Mengutip dari laman resmi Badan Pendapatan Daerah (Bapenda) Jakarta, PBBKB adalah pajak yang dikenakan atas semua jenis bahan bakar cair atau gas yang digunakan oleh kendaraan bermotor maupun alat berat.
Dengan kata lain, setiap kali warga Jakarta mengisi BBM, maka akan dikenakan pajak ini.
Siapa yang sebenarnya wajib bayar pajak ini?
Meski konsumen yang merasakan dampaknya saat mengisi bahan bakar, namun bukan mereka yang diwajibkan menyetor pajaknya langsung.
Menurut Bapenda, wajib pajak PBBKB adalah penyedia bahan bakar, seperti produsen atau importir.
"Wajib Pajak PBBKB adalah penyedia bahan bakar, seperti produsen atau importir. Proses pemungutan PBBKB ini dilakukan langsung oleh penyedia bahan bakar," tulis Bapenda
Artinya, pajak dipungut oleh penyedia bahan bakar dan dibayarkan ke kas daerah. Pemungutan dilakukan saat bahan bakar diserahkan kepada konsumen.
Bagaimana cara menghitung pajak PBBKB Ini?
Secara teknis, rumus penghitungan PBBKB cukup sederhana:
PBBKB = Dasar Pengenaan x Tarif Pajak (10 persen)
Tarif yang digunakan adalah 10 persen sesuai dengan ketentuan yang tertuang dalam Peraturan Daerah (Perda) terbaru.

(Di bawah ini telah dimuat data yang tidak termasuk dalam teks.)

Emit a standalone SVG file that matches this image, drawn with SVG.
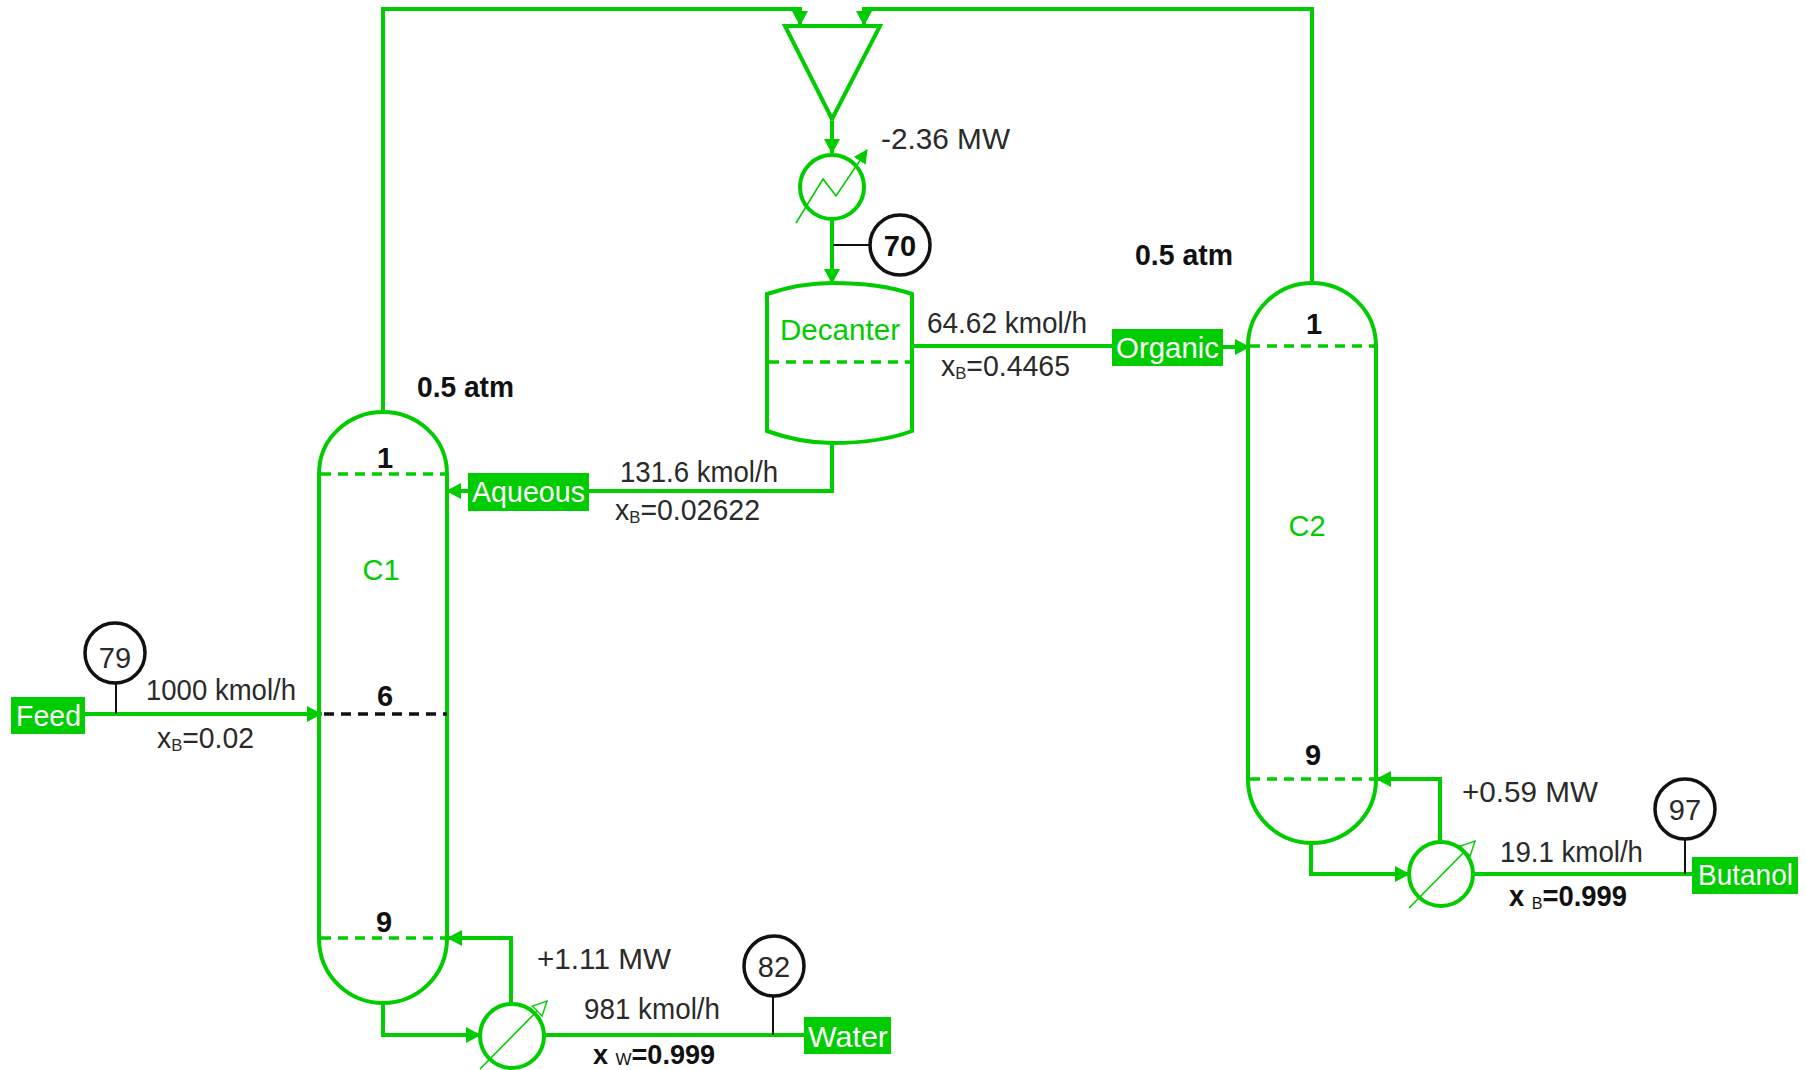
<svg xmlns="http://www.w3.org/2000/svg" width="1805" height="1070" viewBox="0 0 1805 1070">
<style>
text{font-family:"Liberation Sans",Arial,sans-serif;font-size:29px;fill:#2a2a2a}
.b{font-weight:bold;fill:#111}
.g{fill:#00cc00}
.w{fill:#fff}
.m{text-anchor:middle}
.sub{font-size:17px}
.eq{fill:none;stroke:#00cc00;stroke-width:4}
.dash{fill:none;stroke:#00cc00;stroke-width:3.5;stroke-dasharray:10 7}
.thin{fill:none;stroke:#00cc00;stroke-width:1.6}
.conn{fill:none;stroke:#00cc00;stroke-width:4;marker-end:url(#arr)}
.plain{fill:none;stroke:#00cc00;stroke-width:4}
.tag{fill:none;stroke:#111;stroke-width:2}
.ring{fill:#fff;stroke:#111;stroke-width:3.5}
.box{fill:#00cc00}
</style>
<defs>
<marker id="arr" markerUnits="userSpaceOnUse" markerWidth="18" markerHeight="18" refX="15" refY="8" orient="auto"><path d="M0 0L15 8L0 16Z" fill="#00cc00"/></marker>
<marker id="arrT" markerUnits="userSpaceOnUse" markerWidth="16" markerHeight="16" refX="13" refY="7" orient="auto"><path d="M0 0L14 7L0 14Z" fill="#00cc00"/></marker>
<marker id="arrO" markerUnits="userSpaceOnUse" markerWidth="18" markerHeight="18" refX="15" refY="8" orient="auto"><path d="M1 1L15 8L1 15Z" fill="#fff" stroke="#00cc00" stroke-width="1.4"/></marker>
</defs>
<g transform="translate(0,1)">
<g id="connectors">
<path class="conn" d="M383 411V8H800V25"/>
<path class="conn" d="M1312 282V8H864V25"/>
<path class="conn" d="M832 120V153"/>
<path class="conn" d="M832 218V283"/>
<path class="plain" d="M912 345H1112"/>
<path class="conn" d="M1223 346H1250"/>
<path class="plain" d="M832 442V490H589"/>
<path class="conn" d="M468 490H446"/>
<path class="conn" d="M85 713H322"/>
<path class="conn" d="M383 1002V1034H481"/>
<path class="conn" d="M511 1003V937H447"/>
<path class="plain" d="M544 1034H804"/>
<path class="conn" d="M1311 842V873H1410"/>
<path class="conn" d="M1440 841V778H1376"/>
<path class="plain" d="M1473 873H1692"/>
<path class="tag" d="M833 244H870"/>
<path class="tag" d="M116 713V682"/>
<path class="tag" d="M773 1034V995"/>
<path class="tag" d="M1685 873V838"/>
</g>

<g id="mixer"><path class="eq" d="M785 25H880L832 118Z"/></g>

<g id="condenser">
<circle class="eq" cx="832" cy="186" r="32"/>
<path class="thin" marker-end="url(#arrT)" d="M796 222L823 178L836 195L867 149"/>
<text x="881" y="148" textLength="129" lengthAdjust="spacingAndGlyphs">-2.36 MW</text>
</g>

<g id="tag70"><circle class="ring" cx="900" cy="244" r="30"/><text class="b m" x="900" y="255">70</text></g>

<g id="decanter">
<path class="eq" d="M767 293Q800 282 832 282Q880 282 912 293V430Q880 442 832 442Q800 442 767 430Z"/>
<path class="dash" d="M769 361H910"/>
<text class="g" x="780" y="339" textLength="120" lengthAdjust="spacingAndGlyphs">Decanter</text>
</g>

<g id="column-c1">
<path class="eq" d="M319 473C319 436 350 411 383 411C416 411 447 436 447 473V937C447 976 416 1002 383 1002C350 1002 319 976 319 937Z"/>
<path class="dash" d="M321 473H445"/>
<path class="dash" style="stroke:#111" d="M324 713H447"/>
<path class="dash" d="M321 937H445"/>
<text class="b m" x="385" y="467">1</text>
<text class="b m" x="385" y="705">6</text>
<text class="b m" x="384" y="931">9</text>
<text class="g m" x="381" y="579">C1</text>
<text class="b" x="417" y="396" textLength="97" lengthAdjust="spacingAndGlyphs">0.5 atm</text>
</g>

<g id="column-c2">
<path class="eq" d="M1248 345C1248 308 1279 282 1312 282C1345 282 1376 308 1376 345V778C1376 816 1345 842 1312 842C1279 842 1248 816 1248 778Z"/>
<path class="dash" d="M1250 345H1374"/>
<path class="dash" d="M1250 778H1374"/>
<text class="b m" x="1314" y="333">1</text>
<text class="b m" x="1313" y="764">9</text>
<text class="g m" x="1307" y="535">C2</text>
<text class="b" x="1135" y="264" textLength="98" lengthAdjust="spacingAndGlyphs">0.5 atm</text>
</g>

<g id="reboiler-c1">
<circle class="eq" cx="512" cy="1035" r="32"/>
<path class="thin" marker-end="url(#arrO)" d="M480 1068L547 1000"/>
<text x="537" y="968" textLength="134" lengthAdjust="spacingAndGlyphs">+1.11 MW</text>
</g>

<g id="reboiler-c2">
<circle class="eq" cx="1441" cy="873" r="32"/>
<path class="thin" marker-end="url(#arrO)" d="M1409 907L1475 840"/>
<text x="1462" y="801" textLength="136" lengthAdjust="spacingAndGlyphs">+0.59 MW</text>
</g>

<g id="feed">
<rect class="box" x="11" y="696" width="74" height="37"/>
<text class="w" x="16" y="725" textLength="65" lengthAdjust="spacingAndGlyphs">Feed</text>
<text x="146" y="699" textLength="150" lengthAdjust="spacingAndGlyphs">1000 kmol/h</text>
<text x="157" y="747" textLength="97" lengthAdjust="spacingAndGlyphs">x<tspan class="sub" dy="3">B</tspan><tspan dy="-3">=0.02</tspan></text>
</g>
<g id="tag79"><circle class="ring" cx="115" cy="652" r="30"/><text class="m" x="115" y="667">79</text></g>

<g id="aqueous">
<rect class="box" x="468" y="472" width="121" height="38"/>
<text class="w" x="472" y="501" textLength="113" lengthAdjust="spacingAndGlyphs">Aqueous</text>
<text x="620" y="481" textLength="158" lengthAdjust="spacingAndGlyphs">131.6 kmol/h</text>
<text x="615" y="519" textLength="145" lengthAdjust="spacingAndGlyphs">x<tspan class="sub" dy="3">B</tspan><tspan dy="-3">=0.02622</tspan></text>
</g>

<g id="organic">
<rect class="box" x="1112" y="328" width="111" height="37"/>
<text class="w" x="1116" y="357" textLength="103" lengthAdjust="spacingAndGlyphs">Organic</text>
<text x="927" y="332" textLength="160" lengthAdjust="spacingAndGlyphs">64.62 kmol/h</text>
<text x="941" y="375" textLength="129" lengthAdjust="spacingAndGlyphs">x<tspan class="sub" dy="3">B</tspan><tspan dy="-3">=0.4465</tspan></text>
</g>

<g id="water">
<rect class="box" x="804" y="1016" width="87" height="37"/>
<text class="w" x="808" y="1046" textLength="80" lengthAdjust="spacingAndGlyphs">Water</text>
<text x="584" y="1018" textLength="136" lengthAdjust="spacingAndGlyphs">981 kmol/h</text>
<text class="b" style="font-size:27px" x="593" y="1063" textLength="122" lengthAdjust="spacingAndGlyphs">x <tspan class="sub" style="font-weight:normal" dy="1">W</tspan><tspan dy="-1">=0.999</tspan></text>
</g>
<g id="tag82"><circle class="ring" cx="774" cy="965" r="30"/><text class="m" x="774" y="976">82</text></g>

<g id="butanol">
<rect class="box" x="1692" y="856" width="106" height="37"/>
<text class="w" x="1698" y="884" textLength="95" lengthAdjust="spacingAndGlyphs">Butanol</text>
<text x="1500" y="861" textLength="143" lengthAdjust="spacingAndGlyphs">19.1 kmol/h</text>
<text class="b" x="1509" y="905" textLength="118" lengthAdjust="spacingAndGlyphs">x <tspan class="sub" style="font-weight:normal" dy="3">B</tspan><tspan dy="-3">=0.999</tspan></text>
</g>
<g id="tag97"><circle class="ring" cx="1685" cy="808" r="30"/><text class="m" x="1685" y="819">97</text></g>
</g>
</svg>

Apakah berlaku untuk semua bahan bakar dan seluruh wilayah?
Bapenda menjelaskan bahwa kebijakan ini hanya berlaku untuk bahan bakar yang diserahkan dan dikonsumsi di wilayah Jakarta.
Tujuannya disebutkan untuk mendukung pengelolaan ekonomi daerah dan penggunaan bahan bakar secara lebih bijak.
“Fokusnya adalah mendukung perkembangan ekonomi daerah dan pemanfaatan bahan bakar di Jakarta,” tulis Bapenda.
Kapan aturan ini ditetapkan?
Aturan ini tercantum dalam Peraturan Daerah (Perda) Nomor 1 Tahun 2024 tentang Pajak dan Retribusi Daerah.
Perda ini merupakan turunan dari Undang-Undang Nomor 1 Tahun 2022 tentang Hubungan Keuangan Antara Pemerintah Pusat dan Daerah.
Perda tersebut ditandatangani saat masa kepemimpinan Penjabat Gubernur Heru Budi Hartono.
Diketahui, PBBKB bukanlah hal baru. Pajak ini sudah diatur sejak tahun 2010 melalui Perda Nomor 10 Tahun 2010.
Namun, dalam Perda terbaru tahun 2024, tarif PBBKB dinaikkan dari 5 persen menjadi 10 persen.
Meski aturan tersebut sudah ada dalam Perda, Pramono menegaskan bahwa kebijakan itu belum diputuskan secara resmi oleh Pemprov DKI.
“Jadi belum diputuskan ya,” ucap Pramono.